No need for tweed here, Andrew’s 29er MTB, one of the latest bikes to emerge from the Sheffield workshop of Field Cycles, is quite possibly the most dapper fat tyre flyer that has ever hit the UK trails.
Field Cycles are famous for the arresting graphics that cover their frames. Originally drawing inspiration from dazzle camouflage, their designs have evolved into a completely individual style that varies with each new creation.
Each work of art is applied, without the use of decals, mind you, by Cromaworks, Field’s paint department. It’s an understated title, held by designer Tom Smith, who works with the customer and also photographs each bike for posterity’s sake.
Utterly unique paintwork aside, their frames are built well too. Field Cycles’ chief frame builder, Harry Harrison, is a man with a deep-seated passion for steel and the legendary Sheffield industry of his home city.
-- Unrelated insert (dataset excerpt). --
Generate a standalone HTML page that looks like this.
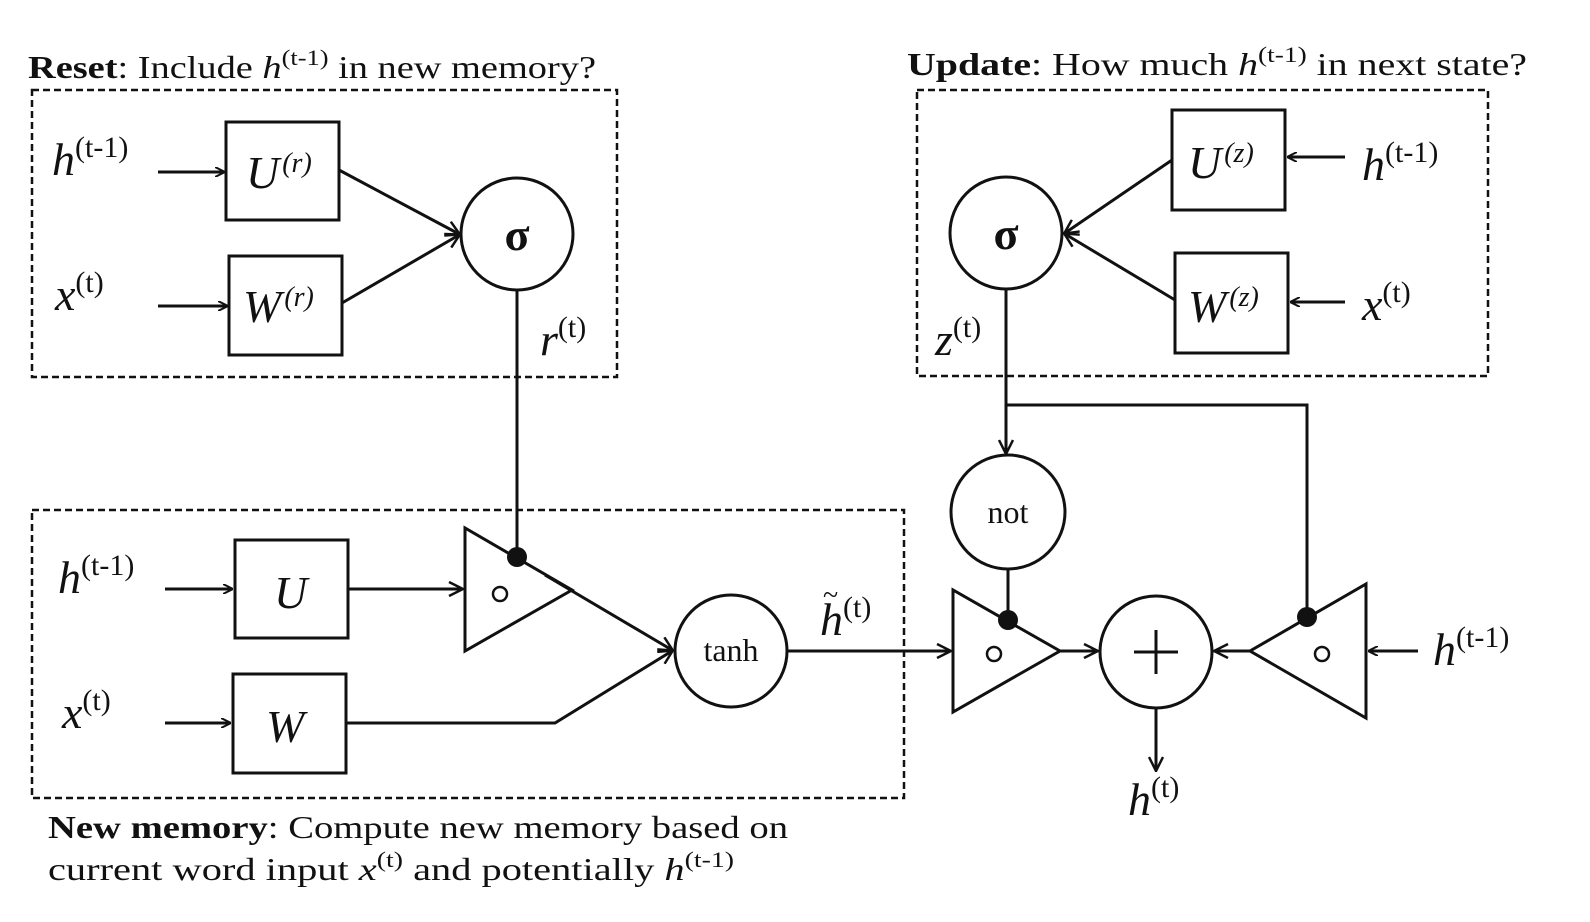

Harry fillet brazed the rear triangle from Dedacciai tubes and the front from Reynolds 853. The geometry is tight and nimble: designed to fluidly rip around single trail. Paragon Polydrop dropouts were used at the rear, with a 142/12mm axle.
Field Cycles are an ENVE-preferred builder, and Andrew’s 29er provides a fine frame for their tapered 29er Mountain Fork, rotating through an oversized 44mm head tube. That’s one stocky — but agile — front end.
The new ovalised 94BCD chainring for SRAM X1 by Absolute Black powers the drivetrain, kept in check by HOPE disc brakes and piloted by a 3T cockpit. It’s a fast machine whose speed is reflected by a distinctively dashing mantle.